Use a negative lookahead assertion:

-----------------------------
#!/usr/bin/perl
use warnings;
use strict;

foreach my $domain ( qw/ www.domain.com www.something.domain.com
username.domain.com otherusername.domain.com
wwwfoobar.domain.com / ) {
print "$domain matched\n"
if $domain =~ /^(?!www\.)[^.]+\.domain\.com$/;
}
 
B

Ben Bacarisse

Trespasser said:
Thanks very much for responding to my regular expression query.

^www\..[^.]+\.domain\.com$

Yes, this is the corrected form of the example expression. Sorry about the
mix up.

Tim suggested /^www\.[^.]+\.domain\.com$/. You still have an extra
'.' in there.
I've just discovered that I can create DNS A records from URLs of the
www.something.example.com form. This form of match is interesting as well. I
think the example trigger expression is intended to accommodate this form,
but not the www.domain.com and username.domain.com forms as well.

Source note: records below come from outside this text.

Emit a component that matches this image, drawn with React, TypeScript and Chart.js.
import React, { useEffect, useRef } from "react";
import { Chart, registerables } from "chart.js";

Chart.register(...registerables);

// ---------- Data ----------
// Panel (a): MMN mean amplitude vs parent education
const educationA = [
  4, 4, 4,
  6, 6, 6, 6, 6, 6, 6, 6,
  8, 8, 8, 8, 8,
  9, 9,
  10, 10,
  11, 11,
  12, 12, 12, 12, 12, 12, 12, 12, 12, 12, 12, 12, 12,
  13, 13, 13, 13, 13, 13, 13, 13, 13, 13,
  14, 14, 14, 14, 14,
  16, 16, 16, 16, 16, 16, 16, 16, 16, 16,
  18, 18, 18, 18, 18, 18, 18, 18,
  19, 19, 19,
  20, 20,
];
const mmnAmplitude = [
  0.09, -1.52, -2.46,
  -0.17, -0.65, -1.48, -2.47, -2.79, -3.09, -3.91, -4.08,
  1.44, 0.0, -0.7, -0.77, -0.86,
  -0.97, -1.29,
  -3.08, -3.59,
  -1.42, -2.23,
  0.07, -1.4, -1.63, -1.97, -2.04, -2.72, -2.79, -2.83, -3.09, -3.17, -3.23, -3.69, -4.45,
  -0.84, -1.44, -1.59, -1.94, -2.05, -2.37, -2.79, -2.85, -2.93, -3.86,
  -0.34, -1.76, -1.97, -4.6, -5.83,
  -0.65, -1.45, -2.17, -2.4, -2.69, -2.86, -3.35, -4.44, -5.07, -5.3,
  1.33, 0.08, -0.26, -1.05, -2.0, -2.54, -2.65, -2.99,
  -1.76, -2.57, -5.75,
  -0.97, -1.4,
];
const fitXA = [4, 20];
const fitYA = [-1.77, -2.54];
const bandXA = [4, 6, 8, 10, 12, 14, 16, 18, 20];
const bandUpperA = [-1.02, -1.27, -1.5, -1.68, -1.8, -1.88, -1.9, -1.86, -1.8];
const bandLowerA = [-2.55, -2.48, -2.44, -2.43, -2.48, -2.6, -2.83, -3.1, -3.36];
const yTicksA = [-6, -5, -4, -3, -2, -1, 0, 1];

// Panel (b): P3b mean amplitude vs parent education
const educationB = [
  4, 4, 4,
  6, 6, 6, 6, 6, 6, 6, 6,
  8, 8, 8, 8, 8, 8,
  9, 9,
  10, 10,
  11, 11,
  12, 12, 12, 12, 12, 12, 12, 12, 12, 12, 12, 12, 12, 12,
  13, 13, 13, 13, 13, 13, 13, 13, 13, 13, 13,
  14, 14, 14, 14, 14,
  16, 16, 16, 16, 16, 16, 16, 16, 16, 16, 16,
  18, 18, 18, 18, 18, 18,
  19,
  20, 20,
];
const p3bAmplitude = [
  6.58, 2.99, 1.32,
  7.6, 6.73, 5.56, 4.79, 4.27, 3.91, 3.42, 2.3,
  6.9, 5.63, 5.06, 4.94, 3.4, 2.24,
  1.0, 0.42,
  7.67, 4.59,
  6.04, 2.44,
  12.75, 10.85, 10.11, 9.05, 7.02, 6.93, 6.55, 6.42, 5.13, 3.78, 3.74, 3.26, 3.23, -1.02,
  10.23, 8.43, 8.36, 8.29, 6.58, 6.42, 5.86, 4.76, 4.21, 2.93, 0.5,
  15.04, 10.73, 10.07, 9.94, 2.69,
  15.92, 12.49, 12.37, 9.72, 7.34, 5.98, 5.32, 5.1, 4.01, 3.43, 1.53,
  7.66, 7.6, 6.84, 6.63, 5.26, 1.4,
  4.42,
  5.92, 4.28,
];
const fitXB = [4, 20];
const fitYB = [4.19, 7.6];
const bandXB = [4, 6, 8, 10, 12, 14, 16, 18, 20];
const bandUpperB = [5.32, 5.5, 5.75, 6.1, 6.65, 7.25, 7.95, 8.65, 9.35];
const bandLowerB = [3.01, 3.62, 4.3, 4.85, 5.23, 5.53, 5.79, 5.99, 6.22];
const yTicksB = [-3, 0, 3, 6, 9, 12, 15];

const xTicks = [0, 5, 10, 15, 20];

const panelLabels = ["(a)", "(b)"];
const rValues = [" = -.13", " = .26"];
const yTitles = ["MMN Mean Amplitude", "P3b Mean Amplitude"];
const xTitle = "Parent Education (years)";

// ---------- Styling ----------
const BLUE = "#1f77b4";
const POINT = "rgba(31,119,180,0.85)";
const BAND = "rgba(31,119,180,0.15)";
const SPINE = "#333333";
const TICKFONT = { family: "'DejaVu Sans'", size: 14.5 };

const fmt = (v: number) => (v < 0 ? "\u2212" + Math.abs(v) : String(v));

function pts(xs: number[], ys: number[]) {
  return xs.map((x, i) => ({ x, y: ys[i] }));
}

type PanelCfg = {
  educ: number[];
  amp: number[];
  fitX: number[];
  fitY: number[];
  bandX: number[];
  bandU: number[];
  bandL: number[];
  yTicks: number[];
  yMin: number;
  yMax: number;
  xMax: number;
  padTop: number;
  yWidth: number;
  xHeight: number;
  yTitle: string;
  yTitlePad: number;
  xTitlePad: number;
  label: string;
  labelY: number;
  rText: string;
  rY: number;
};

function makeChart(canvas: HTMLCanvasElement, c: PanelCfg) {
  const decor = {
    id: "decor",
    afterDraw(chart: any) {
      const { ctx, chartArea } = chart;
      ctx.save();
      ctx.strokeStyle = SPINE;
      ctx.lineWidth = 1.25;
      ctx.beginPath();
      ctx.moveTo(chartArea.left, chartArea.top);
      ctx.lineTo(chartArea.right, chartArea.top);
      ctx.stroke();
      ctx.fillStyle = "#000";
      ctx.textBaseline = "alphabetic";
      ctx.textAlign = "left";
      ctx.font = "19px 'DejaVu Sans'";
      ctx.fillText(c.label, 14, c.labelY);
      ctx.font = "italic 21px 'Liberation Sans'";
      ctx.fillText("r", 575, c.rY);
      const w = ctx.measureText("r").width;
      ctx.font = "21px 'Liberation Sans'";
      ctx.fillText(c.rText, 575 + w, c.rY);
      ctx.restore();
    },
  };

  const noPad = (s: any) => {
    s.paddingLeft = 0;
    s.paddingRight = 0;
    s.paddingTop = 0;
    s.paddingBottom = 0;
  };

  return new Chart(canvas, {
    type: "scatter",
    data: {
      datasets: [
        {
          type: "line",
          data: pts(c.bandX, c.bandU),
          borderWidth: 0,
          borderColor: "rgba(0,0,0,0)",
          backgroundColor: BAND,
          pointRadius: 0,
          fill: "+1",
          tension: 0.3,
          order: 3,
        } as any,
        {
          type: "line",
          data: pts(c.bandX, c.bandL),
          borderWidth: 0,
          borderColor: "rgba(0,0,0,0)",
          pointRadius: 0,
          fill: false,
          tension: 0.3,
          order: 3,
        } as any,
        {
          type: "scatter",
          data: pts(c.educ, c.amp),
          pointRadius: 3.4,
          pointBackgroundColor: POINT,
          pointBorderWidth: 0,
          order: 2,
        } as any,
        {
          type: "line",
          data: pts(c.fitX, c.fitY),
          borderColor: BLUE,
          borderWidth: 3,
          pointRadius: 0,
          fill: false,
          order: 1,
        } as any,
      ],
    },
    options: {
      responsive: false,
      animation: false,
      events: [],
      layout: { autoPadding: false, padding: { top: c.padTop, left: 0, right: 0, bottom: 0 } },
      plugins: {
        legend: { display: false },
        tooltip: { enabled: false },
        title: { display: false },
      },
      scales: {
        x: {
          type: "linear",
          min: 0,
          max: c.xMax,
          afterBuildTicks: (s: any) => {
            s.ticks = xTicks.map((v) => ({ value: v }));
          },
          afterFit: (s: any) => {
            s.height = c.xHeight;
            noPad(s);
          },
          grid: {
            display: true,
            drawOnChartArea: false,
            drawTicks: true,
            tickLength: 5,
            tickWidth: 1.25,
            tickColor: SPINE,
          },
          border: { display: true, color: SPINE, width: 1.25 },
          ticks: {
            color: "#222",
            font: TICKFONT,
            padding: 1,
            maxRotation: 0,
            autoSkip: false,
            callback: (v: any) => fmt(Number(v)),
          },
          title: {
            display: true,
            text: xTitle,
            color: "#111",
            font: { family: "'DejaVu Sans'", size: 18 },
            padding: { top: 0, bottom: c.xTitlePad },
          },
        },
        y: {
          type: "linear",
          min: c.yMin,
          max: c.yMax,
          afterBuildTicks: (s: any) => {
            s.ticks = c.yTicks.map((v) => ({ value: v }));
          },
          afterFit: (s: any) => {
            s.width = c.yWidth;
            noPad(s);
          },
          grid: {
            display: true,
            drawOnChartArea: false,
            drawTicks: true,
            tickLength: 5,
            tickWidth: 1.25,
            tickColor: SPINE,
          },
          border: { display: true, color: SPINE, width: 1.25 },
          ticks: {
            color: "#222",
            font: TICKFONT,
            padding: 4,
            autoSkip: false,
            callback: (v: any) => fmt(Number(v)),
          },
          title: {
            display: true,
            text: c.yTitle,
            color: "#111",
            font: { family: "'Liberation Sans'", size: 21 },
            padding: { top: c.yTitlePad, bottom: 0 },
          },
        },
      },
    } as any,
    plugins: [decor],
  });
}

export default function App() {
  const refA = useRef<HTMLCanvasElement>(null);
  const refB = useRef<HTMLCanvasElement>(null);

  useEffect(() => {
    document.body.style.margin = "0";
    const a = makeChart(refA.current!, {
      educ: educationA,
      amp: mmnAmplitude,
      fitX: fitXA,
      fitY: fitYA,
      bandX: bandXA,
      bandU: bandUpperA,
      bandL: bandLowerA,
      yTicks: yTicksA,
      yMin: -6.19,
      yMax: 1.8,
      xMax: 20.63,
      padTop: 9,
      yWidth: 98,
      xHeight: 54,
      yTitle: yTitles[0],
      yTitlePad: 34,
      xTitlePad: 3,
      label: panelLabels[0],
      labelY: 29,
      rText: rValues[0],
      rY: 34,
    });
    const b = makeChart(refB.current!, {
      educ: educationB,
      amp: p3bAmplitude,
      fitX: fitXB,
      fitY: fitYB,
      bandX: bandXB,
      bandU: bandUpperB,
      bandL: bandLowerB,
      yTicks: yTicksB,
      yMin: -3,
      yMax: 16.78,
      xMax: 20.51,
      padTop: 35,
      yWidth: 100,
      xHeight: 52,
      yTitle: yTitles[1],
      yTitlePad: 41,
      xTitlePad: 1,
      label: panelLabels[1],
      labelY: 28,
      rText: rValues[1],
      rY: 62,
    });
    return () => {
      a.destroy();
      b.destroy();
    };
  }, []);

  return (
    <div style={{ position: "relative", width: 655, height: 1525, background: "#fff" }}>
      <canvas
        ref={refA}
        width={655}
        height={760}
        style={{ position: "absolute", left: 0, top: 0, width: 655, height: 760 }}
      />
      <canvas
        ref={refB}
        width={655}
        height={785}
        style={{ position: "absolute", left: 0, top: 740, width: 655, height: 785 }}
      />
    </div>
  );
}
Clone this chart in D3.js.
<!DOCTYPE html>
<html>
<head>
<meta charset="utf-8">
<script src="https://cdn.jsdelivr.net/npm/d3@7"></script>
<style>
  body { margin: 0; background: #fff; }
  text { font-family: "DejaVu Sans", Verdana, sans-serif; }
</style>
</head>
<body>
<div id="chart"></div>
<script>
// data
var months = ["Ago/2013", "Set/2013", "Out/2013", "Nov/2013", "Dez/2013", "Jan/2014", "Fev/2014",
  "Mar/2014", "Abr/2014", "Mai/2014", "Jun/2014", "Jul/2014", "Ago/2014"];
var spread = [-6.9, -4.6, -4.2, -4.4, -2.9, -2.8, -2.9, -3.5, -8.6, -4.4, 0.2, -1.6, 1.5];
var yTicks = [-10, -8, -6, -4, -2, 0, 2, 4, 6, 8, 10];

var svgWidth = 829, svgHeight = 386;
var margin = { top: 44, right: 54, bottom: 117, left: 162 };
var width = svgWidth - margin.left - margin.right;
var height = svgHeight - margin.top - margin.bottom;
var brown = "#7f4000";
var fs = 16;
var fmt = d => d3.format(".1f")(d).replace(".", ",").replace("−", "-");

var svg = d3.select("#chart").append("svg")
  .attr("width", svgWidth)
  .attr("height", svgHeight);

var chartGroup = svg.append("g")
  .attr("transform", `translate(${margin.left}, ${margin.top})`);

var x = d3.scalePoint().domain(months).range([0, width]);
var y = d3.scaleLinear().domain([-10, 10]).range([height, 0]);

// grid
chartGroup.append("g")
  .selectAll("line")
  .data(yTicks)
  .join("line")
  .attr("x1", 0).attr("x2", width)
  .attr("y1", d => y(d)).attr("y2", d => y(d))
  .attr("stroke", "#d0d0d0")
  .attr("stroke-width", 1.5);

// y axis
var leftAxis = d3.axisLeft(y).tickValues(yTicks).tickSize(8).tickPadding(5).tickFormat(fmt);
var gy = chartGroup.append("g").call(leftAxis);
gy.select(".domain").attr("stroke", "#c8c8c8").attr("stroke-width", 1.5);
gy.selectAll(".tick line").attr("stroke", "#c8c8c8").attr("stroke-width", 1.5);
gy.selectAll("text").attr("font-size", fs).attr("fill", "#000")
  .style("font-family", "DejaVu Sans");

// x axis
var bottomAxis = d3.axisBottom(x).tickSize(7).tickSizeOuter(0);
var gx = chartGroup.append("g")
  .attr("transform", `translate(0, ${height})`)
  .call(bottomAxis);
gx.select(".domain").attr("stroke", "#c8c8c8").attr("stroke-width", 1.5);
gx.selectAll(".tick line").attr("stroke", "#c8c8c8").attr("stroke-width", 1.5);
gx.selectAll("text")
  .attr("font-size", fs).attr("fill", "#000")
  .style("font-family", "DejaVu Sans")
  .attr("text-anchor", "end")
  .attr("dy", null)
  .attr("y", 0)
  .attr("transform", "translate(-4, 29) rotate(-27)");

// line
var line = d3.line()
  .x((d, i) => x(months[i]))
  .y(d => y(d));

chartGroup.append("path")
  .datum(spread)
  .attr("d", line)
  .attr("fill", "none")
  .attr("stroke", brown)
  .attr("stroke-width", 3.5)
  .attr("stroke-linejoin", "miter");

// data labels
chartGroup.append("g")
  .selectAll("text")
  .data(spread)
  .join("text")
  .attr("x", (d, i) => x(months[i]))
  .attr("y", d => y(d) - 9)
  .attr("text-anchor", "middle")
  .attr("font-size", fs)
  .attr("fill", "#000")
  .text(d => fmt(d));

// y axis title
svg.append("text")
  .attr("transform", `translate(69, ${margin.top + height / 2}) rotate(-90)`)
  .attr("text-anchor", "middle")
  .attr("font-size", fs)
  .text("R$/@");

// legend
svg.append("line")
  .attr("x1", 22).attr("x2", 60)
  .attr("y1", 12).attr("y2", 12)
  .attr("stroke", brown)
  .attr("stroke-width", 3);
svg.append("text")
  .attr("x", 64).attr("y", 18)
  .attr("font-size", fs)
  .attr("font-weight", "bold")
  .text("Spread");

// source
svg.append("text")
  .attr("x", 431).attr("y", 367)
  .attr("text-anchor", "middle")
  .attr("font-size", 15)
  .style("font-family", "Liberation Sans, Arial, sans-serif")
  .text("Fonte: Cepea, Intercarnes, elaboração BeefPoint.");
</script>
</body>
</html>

Yes, triggering on username.domain.com and otherusername.domain.com, but not
on www.domain.com is the single focus my interest here. I can't figure how
to write a regular expression that triggers on the 3-tier URL, but not if
the first word is www.

Perl has a negative look-behind that can be used when the string you
must avoid is fixed length:

/(?<!www)\.domain\.com$/

but this may not be what you want. Note the ^ has gone. This meets
the narrow interpretation of your request but may not do what want
with names like www.other.domain.com (matches) and
other.www.domain.com (it does not match). I think that was the force
of Tim's clarifying question.
 
B

Bruce Cook

Trespasser said:
Hi,

I can appreciate what a wonderfully powerful tool regular expressions are,
but I am still learning and seem to need a little help.

I have an example of a regular expression for an Apache server mod_rewrite
module rewrite trigger condition.

^www.\.[^.]+\.domain\.com$

[...]

I'm not sure if you've found this already, but you can turn on logging for
mod_rewrite in apache. I have found it quite useful in the past.